| Data lines |
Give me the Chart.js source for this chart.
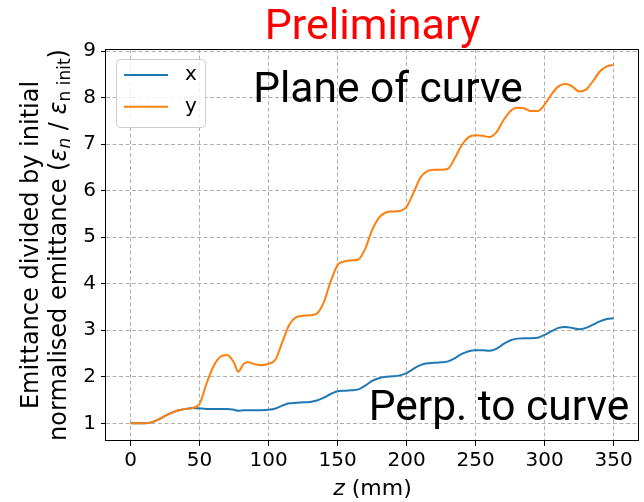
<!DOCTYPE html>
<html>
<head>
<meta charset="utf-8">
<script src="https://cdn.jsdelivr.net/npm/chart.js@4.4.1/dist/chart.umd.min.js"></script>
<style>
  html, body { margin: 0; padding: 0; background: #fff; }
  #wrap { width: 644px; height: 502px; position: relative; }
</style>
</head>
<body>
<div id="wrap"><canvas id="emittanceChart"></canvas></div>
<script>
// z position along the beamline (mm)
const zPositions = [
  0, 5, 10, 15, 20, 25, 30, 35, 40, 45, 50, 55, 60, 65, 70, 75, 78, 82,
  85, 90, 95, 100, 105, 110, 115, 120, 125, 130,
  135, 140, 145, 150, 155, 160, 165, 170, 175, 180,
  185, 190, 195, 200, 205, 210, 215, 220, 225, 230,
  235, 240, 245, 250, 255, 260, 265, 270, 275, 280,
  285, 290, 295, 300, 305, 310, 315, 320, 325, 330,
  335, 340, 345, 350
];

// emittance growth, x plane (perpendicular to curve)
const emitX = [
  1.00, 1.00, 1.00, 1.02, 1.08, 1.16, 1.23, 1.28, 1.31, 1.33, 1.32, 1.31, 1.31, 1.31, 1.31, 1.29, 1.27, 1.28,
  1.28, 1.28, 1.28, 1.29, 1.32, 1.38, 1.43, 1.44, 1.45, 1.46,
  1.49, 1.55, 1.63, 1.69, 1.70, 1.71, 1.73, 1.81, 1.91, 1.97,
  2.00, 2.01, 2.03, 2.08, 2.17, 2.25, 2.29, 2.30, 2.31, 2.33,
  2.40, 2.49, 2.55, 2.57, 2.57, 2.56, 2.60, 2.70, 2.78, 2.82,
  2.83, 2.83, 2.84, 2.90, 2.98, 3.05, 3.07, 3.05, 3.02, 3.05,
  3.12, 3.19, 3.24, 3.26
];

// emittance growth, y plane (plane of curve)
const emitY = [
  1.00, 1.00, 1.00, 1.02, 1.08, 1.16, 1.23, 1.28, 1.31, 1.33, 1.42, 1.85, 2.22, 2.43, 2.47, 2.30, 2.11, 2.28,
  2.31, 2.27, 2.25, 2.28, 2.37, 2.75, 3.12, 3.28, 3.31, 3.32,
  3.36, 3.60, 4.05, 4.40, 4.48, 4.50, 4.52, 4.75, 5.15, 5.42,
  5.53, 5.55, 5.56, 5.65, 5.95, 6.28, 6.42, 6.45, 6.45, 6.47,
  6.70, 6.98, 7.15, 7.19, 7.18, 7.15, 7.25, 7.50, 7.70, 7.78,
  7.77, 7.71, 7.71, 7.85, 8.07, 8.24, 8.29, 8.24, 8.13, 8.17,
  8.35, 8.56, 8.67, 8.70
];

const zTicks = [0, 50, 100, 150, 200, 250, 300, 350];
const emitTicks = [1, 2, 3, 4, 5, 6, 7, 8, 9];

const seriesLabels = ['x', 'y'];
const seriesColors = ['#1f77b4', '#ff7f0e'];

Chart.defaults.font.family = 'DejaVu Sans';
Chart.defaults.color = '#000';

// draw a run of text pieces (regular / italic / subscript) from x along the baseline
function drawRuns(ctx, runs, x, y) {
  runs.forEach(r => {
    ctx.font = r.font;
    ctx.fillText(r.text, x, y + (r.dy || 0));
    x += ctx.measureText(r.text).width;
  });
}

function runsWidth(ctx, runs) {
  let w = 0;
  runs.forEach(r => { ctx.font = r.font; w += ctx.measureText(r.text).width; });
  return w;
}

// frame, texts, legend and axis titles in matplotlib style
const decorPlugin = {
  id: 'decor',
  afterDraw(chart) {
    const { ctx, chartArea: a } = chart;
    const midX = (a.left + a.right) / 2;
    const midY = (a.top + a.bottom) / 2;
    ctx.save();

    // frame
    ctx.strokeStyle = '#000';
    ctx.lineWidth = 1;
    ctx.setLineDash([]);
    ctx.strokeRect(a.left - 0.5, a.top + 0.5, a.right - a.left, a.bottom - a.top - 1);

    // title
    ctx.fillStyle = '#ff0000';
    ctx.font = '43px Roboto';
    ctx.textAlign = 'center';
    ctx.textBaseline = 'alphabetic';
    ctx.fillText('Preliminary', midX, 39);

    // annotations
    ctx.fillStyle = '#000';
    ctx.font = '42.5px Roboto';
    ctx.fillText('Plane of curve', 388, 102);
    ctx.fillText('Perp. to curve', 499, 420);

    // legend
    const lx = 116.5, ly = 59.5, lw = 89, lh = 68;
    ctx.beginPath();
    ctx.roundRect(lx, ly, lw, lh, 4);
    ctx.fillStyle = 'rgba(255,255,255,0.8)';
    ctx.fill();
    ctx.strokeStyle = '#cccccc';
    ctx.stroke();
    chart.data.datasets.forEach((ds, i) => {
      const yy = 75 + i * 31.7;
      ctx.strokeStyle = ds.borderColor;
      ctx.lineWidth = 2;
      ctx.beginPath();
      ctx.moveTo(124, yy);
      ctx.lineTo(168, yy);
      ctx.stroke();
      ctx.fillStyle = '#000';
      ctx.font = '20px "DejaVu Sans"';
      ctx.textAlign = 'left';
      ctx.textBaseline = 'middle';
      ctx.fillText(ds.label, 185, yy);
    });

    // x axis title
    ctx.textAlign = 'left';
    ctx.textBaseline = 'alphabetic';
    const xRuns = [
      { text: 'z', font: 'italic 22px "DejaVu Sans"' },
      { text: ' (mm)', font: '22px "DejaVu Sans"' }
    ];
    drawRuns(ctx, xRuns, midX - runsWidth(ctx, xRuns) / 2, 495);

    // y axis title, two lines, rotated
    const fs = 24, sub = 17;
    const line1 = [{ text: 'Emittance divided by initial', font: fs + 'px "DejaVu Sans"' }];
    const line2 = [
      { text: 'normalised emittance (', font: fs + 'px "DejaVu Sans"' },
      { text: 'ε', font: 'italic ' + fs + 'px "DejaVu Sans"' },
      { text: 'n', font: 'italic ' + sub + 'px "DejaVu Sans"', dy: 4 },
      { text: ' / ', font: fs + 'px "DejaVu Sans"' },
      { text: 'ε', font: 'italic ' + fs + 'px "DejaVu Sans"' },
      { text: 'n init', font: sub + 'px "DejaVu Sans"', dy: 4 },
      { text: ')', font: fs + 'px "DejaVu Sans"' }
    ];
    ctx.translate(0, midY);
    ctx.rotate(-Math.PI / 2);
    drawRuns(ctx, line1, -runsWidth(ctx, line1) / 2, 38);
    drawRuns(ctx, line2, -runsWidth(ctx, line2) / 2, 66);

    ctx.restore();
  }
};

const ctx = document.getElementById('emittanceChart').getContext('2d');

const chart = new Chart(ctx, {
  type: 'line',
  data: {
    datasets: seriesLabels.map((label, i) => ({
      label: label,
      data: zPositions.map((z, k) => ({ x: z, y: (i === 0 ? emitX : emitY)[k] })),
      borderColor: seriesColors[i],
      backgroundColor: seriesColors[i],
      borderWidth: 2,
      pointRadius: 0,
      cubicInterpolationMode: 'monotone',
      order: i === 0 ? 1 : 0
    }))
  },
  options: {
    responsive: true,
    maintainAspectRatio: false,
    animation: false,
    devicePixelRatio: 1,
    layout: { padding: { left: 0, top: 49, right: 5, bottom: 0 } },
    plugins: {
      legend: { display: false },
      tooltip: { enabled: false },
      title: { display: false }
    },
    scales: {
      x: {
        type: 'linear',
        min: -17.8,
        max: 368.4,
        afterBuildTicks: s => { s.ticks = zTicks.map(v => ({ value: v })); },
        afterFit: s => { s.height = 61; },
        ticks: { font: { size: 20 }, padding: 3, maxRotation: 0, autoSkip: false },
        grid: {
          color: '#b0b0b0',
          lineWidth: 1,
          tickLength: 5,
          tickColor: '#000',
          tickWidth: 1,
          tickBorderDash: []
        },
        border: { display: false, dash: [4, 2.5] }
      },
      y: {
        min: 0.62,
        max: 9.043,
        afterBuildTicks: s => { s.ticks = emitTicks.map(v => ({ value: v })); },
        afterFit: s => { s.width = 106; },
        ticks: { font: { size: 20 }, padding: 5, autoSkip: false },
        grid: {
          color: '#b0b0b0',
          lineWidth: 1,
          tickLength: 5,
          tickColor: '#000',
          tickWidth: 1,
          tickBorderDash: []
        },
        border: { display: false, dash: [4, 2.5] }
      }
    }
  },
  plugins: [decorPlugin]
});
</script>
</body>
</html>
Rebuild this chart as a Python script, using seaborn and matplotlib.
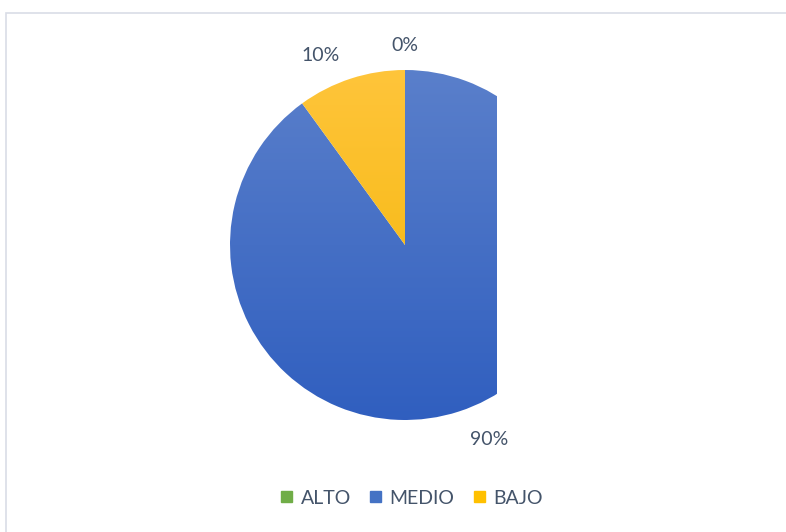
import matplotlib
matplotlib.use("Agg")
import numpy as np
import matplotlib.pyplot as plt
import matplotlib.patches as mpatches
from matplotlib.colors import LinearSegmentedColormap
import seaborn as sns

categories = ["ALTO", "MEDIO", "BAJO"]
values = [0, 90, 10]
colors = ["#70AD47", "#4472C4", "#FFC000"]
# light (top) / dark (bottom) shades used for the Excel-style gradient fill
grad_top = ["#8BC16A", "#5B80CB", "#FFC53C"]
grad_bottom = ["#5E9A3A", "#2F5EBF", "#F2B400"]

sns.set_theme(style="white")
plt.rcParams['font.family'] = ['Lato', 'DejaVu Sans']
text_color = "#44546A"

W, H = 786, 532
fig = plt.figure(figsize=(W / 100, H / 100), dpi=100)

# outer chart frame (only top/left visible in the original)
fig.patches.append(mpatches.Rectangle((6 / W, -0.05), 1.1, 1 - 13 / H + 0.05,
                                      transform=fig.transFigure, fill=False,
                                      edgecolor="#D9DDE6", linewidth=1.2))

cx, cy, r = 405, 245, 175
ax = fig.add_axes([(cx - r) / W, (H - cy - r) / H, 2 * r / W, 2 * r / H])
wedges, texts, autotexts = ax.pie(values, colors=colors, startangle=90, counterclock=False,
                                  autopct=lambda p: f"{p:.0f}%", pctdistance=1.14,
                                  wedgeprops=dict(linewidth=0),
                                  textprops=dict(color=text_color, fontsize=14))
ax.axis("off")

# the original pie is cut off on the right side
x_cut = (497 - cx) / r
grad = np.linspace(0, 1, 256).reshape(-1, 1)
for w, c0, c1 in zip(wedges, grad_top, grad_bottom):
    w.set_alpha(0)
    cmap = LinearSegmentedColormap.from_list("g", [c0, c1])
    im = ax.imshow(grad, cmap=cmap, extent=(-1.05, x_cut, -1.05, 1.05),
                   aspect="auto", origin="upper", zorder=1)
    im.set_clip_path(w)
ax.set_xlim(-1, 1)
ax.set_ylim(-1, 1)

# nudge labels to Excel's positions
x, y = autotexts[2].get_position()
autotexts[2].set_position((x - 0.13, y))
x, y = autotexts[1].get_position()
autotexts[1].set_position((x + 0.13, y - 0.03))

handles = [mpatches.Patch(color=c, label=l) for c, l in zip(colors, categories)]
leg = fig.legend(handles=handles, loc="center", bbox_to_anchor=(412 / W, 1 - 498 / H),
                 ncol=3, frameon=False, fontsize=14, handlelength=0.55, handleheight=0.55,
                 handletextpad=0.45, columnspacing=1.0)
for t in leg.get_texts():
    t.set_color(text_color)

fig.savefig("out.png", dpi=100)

| Required task |
Write out the lines from the one containing "Rebuild this chart" down to the one containing "fig = plt.figure(figsize=(W", both included, exactly as they appear. Leave out any pictures.

| Task result |
Rebuild this chart as a Python script, using seaborn and matplotlib.
import matplotlib
matplotlib.use("Agg")
import numpy as np
import matplotlib.pyplot as plt
import matplotlib.patches as mpatches
from matplotlib.colors import LinearSegmentedColormap
import seaborn as sns

categories = ["ALTO", "MEDIO", "BAJO"]
values = [0, 90, 10]
colors = ["#70AD47", "#4472C4", "#FFC000"]
# light (top) / dark (bottom) shades used for the Excel-style gradient fill
grad_top = ["#8BC16A", "#5B80CB", "#FFC53C"]
grad_bottom = ["#5E9A3A", "#2F5EBF", "#F2B400"]

sns.set_theme(style="white")
plt.rcParams['font.family'] = ['Lato', 'DejaVu Sans']
text_color = "#44546A"

W, H = 786, 532
fig = plt.figure(figsize=(W / 100, H / 100), dpi=100)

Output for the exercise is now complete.